=== Supplied data ===
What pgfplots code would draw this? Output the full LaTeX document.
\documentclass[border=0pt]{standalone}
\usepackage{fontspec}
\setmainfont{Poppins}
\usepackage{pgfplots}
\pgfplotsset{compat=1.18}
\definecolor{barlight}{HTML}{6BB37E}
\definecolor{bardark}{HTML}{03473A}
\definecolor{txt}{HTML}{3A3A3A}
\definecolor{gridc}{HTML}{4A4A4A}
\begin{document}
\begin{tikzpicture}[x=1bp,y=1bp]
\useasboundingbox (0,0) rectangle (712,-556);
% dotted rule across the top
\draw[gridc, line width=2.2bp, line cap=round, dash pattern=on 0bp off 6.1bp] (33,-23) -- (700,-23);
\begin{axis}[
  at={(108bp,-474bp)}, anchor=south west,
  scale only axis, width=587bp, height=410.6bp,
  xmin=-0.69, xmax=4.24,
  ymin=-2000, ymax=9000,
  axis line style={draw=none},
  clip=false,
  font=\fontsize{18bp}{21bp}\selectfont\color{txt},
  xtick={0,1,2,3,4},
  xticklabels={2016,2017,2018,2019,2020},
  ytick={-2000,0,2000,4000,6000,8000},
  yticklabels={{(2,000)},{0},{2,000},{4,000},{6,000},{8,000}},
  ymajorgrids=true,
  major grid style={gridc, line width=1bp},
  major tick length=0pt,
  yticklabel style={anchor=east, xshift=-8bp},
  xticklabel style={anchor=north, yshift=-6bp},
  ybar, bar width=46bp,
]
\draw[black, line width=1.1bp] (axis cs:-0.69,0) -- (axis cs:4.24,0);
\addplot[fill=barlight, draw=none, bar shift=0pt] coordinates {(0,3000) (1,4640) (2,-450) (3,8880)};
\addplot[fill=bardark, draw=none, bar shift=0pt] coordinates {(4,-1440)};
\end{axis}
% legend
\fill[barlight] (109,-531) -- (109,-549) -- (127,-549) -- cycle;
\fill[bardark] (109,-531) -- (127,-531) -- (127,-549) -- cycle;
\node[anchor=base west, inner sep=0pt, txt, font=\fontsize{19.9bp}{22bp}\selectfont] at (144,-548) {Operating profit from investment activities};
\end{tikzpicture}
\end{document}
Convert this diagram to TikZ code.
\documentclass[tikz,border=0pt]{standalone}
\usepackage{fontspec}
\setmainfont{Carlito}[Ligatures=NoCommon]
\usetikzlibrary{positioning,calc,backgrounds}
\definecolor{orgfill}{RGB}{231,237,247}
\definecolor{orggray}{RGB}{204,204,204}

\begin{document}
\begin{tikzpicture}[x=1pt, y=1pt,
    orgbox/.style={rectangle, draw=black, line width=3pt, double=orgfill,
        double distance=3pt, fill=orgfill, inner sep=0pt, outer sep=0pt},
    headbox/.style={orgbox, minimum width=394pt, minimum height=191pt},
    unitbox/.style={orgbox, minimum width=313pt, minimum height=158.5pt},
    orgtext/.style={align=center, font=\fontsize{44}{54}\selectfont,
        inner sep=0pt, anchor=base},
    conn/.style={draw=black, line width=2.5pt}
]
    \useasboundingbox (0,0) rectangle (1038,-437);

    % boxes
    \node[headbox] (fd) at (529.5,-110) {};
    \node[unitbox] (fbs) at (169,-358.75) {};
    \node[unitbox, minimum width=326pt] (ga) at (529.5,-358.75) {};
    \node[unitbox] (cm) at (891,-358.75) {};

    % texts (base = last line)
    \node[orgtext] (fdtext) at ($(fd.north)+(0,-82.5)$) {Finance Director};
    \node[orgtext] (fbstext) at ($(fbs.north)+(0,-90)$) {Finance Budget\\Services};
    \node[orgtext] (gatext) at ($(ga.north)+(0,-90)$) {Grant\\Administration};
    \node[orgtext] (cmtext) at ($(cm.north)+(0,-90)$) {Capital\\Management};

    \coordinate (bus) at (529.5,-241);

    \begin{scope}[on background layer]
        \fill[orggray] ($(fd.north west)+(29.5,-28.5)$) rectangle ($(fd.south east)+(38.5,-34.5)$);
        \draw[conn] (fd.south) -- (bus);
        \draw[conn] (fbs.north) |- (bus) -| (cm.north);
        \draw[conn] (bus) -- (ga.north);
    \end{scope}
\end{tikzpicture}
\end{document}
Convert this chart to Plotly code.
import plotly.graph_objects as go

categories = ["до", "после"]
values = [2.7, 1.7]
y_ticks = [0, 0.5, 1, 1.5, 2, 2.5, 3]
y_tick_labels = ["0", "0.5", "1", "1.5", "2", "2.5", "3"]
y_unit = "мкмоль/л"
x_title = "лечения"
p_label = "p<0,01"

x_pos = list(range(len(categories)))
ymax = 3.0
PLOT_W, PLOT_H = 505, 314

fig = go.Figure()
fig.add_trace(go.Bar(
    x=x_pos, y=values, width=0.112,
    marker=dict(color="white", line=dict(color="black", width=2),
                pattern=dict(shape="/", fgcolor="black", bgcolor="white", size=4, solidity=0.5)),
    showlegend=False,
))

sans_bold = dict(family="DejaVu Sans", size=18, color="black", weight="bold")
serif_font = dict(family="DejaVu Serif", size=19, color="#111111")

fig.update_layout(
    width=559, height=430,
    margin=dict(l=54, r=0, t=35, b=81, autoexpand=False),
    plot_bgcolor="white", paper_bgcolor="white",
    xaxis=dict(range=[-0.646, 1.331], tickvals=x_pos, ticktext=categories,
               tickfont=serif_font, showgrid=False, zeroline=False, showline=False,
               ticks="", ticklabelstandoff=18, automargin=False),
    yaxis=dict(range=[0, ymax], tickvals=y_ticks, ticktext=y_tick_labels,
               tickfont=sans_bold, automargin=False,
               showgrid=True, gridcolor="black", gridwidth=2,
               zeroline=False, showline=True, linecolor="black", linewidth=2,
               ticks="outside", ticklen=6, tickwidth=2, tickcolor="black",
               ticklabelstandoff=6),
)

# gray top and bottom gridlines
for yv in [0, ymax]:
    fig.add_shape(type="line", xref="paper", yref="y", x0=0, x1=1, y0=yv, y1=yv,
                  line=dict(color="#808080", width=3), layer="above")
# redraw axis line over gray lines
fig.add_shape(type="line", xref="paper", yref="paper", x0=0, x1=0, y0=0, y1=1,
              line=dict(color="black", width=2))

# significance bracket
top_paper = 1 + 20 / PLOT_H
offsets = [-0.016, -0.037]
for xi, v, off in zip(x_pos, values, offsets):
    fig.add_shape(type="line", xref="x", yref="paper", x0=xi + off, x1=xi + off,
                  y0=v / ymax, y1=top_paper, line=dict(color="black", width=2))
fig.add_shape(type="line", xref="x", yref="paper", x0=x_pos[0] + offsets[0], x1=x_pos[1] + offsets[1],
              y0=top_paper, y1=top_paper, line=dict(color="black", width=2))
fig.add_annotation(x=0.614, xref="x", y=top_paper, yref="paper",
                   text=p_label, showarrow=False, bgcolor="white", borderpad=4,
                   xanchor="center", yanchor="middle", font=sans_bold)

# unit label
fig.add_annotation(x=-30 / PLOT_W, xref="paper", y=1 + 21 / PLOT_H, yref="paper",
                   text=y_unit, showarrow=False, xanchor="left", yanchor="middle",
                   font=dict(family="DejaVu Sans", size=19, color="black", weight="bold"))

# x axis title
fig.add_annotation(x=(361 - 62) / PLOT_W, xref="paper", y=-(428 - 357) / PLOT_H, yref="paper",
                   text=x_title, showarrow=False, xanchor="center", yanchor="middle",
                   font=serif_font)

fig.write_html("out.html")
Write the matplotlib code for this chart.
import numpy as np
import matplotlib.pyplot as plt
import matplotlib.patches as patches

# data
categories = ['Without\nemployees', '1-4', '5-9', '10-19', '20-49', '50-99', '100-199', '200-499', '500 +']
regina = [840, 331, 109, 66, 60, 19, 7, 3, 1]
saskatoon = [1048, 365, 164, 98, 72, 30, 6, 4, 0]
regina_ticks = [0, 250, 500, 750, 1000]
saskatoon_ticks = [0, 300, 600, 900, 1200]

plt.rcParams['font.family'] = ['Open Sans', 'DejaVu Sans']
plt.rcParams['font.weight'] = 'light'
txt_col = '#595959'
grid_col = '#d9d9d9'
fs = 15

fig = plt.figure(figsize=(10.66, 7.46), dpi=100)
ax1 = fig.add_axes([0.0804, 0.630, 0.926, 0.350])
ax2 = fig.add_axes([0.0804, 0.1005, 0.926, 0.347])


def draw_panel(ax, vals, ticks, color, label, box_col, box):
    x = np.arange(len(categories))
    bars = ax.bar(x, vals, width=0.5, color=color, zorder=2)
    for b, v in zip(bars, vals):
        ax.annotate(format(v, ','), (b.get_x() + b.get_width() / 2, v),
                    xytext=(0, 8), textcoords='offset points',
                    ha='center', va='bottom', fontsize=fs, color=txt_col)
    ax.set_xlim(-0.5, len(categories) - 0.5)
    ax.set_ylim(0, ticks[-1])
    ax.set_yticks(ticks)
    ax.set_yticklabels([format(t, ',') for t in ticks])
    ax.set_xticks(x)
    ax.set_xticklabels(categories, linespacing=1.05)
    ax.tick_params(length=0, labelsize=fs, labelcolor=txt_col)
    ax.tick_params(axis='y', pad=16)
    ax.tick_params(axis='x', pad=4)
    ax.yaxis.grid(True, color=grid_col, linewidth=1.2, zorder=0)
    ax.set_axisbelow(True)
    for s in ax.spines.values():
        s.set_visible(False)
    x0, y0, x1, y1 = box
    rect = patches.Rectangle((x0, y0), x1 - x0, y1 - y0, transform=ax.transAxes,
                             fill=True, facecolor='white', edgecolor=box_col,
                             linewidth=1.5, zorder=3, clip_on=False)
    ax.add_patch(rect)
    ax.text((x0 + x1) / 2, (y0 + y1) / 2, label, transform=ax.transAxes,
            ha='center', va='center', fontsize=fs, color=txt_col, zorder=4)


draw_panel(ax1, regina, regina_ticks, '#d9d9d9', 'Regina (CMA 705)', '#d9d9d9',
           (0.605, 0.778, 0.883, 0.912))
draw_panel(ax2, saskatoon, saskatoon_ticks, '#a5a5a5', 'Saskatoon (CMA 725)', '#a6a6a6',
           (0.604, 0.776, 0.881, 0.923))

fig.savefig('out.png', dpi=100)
===
▶ **Set task**
Using the data above, repeat exactly the lines that begin at the line with "Write the matplotlib code for this chart." and end at the line with "ax2 = fig.add_axes([0.0804, 0.1005, 0.926, 0.347])", both ends included.

▶ **Completed exercise**
Write the matplotlib code for this chart.
import numpy as np
import matplotlib.pyplot as plt
import matplotlib.patches as patches

# data
categories = ['Without\nemployees', '1-4', '5-9', '10-19', '20-49', '50-99', '100-199', '200-499', '500 +']
regina = [840, 331, 109, 66, 60, 19, 7, 3, 1]
saskatoon = [1048, 365, 164, 98, 72, 30, 6, 4, 0]
regina_ticks = [0, 250, 500, 750, 1000]
saskatoon_ticks = [0, 300, 600, 900, 1200]

plt.rcParams['font.family'] = ['Open Sans', 'DejaVu Sans']
plt.rcParams['font.weight'] = 'light'
txt_col = '#595959'
grid_col = '#d9d9d9'
fs = 15

fig = plt.figure(figsize=(10.66, 7.46), dpi=100)
ax1 = fig.add_axes([0.0804, 0.630, 0.926, 0.350])
ax2 = fig.add_axes([0.0804, 0.1005, 0.926, 0.347])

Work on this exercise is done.